**Set exercise:** Transcribe the stretch of entries below from the line with "What seaborn and" through the line with "plt.rcParams['font.family'] = ['Lato', 'DejaVu", exactly and with both ends included; leave out all other lines.

**Information provided:**
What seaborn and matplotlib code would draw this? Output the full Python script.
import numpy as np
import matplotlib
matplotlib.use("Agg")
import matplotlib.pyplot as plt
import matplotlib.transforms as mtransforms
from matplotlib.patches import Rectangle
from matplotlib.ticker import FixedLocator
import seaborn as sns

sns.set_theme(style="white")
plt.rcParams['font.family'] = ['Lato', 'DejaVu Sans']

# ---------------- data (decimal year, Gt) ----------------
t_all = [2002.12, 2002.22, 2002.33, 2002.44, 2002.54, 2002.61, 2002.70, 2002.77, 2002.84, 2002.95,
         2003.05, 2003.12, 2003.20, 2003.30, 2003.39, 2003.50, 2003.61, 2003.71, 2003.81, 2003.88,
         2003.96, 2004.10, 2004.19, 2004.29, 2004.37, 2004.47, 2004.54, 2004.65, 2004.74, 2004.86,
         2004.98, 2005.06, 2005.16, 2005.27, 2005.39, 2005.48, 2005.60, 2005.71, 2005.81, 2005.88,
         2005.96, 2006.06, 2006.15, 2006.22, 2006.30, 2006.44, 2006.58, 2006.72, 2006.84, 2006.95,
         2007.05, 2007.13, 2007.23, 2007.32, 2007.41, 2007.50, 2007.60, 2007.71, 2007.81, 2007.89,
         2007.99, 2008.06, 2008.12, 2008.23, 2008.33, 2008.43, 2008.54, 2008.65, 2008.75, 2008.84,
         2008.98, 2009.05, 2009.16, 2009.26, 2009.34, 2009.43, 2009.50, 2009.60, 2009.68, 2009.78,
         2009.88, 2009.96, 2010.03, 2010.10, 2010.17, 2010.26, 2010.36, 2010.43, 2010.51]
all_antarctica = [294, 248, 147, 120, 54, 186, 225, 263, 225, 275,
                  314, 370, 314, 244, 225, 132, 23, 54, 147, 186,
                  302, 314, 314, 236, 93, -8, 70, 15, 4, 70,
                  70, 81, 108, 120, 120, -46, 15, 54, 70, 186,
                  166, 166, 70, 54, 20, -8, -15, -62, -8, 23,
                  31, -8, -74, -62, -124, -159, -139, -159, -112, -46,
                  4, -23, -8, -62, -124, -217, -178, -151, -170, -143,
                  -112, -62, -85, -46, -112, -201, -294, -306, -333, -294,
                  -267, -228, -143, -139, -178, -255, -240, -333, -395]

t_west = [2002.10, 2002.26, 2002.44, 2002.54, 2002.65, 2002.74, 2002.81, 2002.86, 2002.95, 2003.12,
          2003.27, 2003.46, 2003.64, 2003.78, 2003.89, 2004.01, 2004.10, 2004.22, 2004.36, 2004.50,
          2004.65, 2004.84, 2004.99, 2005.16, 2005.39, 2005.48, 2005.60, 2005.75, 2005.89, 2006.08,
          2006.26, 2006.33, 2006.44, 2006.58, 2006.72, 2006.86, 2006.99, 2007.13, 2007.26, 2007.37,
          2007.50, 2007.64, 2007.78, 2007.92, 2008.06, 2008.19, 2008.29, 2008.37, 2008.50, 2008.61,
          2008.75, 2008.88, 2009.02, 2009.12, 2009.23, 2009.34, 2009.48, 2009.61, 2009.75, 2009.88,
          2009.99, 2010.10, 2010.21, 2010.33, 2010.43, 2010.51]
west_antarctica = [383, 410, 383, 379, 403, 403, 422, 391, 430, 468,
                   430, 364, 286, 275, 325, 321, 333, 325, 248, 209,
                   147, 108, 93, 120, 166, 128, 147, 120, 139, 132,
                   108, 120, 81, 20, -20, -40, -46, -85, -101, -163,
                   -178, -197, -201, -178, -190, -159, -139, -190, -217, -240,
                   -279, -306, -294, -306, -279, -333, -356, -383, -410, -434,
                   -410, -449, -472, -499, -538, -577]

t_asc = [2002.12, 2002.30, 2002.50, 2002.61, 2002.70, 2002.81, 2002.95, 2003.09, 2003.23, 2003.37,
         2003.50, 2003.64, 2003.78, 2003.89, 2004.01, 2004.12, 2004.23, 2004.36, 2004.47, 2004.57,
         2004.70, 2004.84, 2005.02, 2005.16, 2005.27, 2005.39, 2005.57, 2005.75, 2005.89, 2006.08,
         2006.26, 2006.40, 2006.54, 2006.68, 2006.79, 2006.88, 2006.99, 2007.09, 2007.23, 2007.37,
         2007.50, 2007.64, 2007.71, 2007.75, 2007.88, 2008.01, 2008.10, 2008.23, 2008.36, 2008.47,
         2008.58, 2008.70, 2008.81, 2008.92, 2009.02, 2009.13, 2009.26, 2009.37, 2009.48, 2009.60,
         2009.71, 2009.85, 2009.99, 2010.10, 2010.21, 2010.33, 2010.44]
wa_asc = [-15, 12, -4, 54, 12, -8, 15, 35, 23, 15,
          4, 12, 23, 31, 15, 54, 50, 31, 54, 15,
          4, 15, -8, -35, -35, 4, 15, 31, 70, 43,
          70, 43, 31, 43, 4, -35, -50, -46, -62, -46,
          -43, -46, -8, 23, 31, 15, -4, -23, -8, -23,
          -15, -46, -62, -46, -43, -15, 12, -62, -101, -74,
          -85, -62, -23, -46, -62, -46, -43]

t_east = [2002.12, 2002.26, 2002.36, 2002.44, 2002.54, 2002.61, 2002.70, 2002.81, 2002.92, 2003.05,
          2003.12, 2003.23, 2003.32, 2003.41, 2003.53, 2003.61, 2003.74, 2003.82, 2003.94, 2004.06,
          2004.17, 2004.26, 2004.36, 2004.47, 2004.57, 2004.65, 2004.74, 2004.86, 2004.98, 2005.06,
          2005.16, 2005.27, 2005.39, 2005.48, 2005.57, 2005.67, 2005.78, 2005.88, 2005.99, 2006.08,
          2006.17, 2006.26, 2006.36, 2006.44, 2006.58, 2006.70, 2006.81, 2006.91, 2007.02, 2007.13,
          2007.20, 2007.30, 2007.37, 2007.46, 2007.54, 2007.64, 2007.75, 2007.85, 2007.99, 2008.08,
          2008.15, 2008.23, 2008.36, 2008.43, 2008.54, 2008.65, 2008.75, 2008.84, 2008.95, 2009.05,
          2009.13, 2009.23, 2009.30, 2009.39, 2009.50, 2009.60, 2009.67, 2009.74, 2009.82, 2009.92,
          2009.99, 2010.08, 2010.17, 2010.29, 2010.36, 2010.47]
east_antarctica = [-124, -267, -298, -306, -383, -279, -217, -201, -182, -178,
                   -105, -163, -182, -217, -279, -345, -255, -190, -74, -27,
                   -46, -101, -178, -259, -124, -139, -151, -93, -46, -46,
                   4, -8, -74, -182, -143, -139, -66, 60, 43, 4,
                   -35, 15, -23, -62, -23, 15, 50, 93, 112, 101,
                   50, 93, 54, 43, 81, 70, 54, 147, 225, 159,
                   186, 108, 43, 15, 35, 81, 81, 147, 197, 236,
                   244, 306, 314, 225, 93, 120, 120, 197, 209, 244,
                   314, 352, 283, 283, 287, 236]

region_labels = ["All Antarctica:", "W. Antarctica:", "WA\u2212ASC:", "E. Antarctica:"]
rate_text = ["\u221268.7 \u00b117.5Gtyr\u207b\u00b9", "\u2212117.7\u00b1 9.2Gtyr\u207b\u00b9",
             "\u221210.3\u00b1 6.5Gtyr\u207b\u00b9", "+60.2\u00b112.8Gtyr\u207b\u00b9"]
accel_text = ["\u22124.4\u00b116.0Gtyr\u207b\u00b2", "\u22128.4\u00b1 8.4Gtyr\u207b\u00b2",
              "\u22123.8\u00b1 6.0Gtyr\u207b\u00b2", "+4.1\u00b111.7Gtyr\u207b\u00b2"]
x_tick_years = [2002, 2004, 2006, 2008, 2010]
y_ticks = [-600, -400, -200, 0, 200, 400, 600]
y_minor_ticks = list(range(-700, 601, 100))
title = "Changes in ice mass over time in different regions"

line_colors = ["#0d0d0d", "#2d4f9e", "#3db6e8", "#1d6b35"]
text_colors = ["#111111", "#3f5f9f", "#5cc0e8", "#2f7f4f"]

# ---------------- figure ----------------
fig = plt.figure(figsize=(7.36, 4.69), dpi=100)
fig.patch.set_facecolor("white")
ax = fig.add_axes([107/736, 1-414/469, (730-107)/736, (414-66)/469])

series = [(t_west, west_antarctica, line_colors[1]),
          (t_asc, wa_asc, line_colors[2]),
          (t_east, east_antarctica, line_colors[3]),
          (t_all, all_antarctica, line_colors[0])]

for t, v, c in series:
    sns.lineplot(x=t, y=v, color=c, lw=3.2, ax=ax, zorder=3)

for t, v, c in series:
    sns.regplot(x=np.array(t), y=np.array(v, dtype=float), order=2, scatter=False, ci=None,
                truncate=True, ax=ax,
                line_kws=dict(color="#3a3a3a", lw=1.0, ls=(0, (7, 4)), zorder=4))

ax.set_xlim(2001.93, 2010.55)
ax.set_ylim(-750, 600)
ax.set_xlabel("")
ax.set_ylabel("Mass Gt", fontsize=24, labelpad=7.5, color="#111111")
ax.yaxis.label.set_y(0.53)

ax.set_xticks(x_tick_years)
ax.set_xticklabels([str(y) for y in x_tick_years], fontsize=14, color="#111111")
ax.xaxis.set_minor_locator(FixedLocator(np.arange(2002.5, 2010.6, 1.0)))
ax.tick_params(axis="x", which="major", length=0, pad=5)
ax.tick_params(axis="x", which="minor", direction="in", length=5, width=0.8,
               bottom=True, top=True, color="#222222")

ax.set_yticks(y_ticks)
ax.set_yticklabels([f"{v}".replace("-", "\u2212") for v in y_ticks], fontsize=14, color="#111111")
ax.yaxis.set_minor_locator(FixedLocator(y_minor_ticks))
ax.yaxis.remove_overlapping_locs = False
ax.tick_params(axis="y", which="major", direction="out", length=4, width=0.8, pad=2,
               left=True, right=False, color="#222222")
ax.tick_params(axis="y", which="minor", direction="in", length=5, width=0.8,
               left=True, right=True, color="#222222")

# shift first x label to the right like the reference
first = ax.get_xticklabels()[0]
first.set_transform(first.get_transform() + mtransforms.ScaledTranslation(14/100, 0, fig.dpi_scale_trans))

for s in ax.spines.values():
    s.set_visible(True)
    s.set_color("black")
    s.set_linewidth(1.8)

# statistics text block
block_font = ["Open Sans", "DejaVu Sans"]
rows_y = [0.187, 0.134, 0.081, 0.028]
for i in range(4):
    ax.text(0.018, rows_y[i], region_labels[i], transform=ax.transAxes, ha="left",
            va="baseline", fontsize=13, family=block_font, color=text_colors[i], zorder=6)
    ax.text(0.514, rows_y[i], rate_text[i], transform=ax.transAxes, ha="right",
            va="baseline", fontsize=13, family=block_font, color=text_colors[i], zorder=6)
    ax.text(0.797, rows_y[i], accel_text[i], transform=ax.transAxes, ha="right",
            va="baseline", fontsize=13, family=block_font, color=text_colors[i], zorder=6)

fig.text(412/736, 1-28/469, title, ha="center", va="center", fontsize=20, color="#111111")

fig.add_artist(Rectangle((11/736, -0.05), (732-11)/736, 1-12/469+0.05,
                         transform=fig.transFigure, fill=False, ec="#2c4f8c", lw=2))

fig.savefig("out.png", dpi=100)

...

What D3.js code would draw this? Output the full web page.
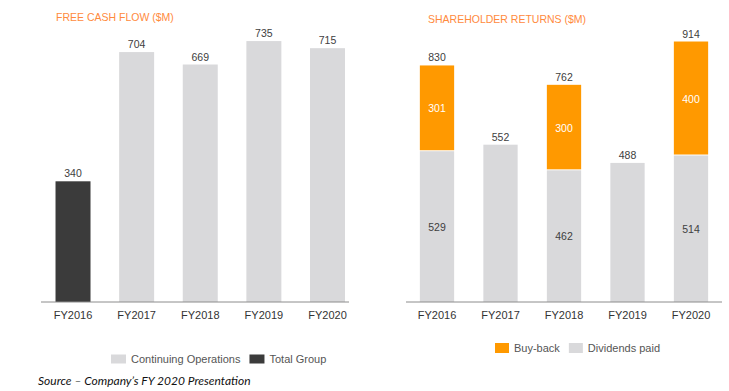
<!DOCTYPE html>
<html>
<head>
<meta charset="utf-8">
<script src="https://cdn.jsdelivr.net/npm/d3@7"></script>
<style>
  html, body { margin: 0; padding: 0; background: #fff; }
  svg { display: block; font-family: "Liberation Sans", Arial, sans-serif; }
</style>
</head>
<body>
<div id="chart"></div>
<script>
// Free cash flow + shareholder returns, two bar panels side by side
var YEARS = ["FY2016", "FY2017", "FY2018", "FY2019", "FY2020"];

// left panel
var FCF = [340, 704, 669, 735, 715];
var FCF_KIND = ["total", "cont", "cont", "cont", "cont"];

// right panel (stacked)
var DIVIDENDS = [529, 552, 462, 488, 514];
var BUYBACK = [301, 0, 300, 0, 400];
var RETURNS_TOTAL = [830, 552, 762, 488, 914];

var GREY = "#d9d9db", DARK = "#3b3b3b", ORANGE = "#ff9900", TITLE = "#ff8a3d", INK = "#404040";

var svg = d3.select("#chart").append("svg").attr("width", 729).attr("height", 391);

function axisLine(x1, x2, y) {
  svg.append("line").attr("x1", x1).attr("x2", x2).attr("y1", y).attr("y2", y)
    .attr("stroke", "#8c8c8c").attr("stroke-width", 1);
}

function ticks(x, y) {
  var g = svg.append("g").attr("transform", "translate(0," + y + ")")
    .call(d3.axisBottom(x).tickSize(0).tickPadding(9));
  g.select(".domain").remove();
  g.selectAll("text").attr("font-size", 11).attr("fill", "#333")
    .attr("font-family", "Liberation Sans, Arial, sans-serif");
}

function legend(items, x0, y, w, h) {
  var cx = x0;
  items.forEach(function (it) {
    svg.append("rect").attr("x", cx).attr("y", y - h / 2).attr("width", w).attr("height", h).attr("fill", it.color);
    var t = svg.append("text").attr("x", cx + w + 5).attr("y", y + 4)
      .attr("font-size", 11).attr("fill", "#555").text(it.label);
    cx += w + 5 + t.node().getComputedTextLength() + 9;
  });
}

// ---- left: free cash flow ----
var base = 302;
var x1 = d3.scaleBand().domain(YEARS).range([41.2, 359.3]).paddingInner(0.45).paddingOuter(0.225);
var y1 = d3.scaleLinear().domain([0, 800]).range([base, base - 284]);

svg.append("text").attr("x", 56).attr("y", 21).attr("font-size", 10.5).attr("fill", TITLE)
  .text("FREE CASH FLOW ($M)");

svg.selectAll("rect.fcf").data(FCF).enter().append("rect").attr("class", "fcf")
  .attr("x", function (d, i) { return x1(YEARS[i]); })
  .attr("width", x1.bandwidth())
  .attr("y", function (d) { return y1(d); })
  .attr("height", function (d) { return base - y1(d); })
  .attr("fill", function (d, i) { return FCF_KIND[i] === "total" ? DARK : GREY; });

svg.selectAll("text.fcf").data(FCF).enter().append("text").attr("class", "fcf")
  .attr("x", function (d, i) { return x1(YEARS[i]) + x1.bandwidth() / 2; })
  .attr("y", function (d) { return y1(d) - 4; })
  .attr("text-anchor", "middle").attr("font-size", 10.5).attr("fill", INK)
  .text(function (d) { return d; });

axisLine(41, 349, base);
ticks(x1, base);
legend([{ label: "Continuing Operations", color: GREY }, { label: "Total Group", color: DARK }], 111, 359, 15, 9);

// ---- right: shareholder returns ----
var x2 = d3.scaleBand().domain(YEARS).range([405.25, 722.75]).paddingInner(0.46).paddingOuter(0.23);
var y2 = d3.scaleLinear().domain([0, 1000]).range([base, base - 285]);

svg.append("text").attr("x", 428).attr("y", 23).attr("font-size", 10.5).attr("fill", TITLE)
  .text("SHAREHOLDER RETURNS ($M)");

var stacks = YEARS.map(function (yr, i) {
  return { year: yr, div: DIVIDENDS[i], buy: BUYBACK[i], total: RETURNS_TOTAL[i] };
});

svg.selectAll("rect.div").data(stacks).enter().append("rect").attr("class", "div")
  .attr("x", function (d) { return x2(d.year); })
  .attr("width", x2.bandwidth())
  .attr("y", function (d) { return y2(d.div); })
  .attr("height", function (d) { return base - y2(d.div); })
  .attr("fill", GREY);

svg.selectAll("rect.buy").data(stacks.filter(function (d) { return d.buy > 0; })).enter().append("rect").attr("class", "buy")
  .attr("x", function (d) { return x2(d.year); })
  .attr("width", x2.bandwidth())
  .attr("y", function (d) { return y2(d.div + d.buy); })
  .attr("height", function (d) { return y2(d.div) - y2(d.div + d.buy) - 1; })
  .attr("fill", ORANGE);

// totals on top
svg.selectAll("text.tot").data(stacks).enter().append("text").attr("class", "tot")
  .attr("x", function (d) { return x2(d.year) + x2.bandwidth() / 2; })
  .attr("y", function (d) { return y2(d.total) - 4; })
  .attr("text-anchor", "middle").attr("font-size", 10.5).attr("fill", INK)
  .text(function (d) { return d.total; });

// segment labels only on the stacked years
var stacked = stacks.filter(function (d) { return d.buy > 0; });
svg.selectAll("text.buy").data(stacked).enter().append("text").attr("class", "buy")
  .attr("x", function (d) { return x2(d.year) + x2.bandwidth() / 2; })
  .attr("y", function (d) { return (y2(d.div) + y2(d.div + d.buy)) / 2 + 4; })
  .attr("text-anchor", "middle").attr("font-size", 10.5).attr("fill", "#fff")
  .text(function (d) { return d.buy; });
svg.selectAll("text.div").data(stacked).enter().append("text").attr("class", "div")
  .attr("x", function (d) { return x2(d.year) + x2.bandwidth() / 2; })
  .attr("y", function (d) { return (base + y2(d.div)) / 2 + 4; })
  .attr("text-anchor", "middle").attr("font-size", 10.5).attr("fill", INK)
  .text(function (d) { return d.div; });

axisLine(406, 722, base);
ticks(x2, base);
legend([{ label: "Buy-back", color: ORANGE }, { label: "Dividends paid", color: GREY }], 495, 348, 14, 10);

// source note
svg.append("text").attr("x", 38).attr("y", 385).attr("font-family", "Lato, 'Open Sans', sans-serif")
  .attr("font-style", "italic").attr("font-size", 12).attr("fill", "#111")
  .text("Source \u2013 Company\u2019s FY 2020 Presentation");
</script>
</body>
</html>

**Full answer:**
What seaborn and matplotlib code would draw this? Output the full Python script.
import numpy as np
import matplotlib
matplotlib.use("Agg")
import matplotlib.pyplot as plt
import matplotlib.transforms as mtransforms
from matplotlib.patches import Rectangle
from matplotlib.ticker import FixedLocator
import seaborn as sns

sns.set_theme(style="white")
plt.rcParams['font.family'] = ['Lato', 'DejaVu Sans']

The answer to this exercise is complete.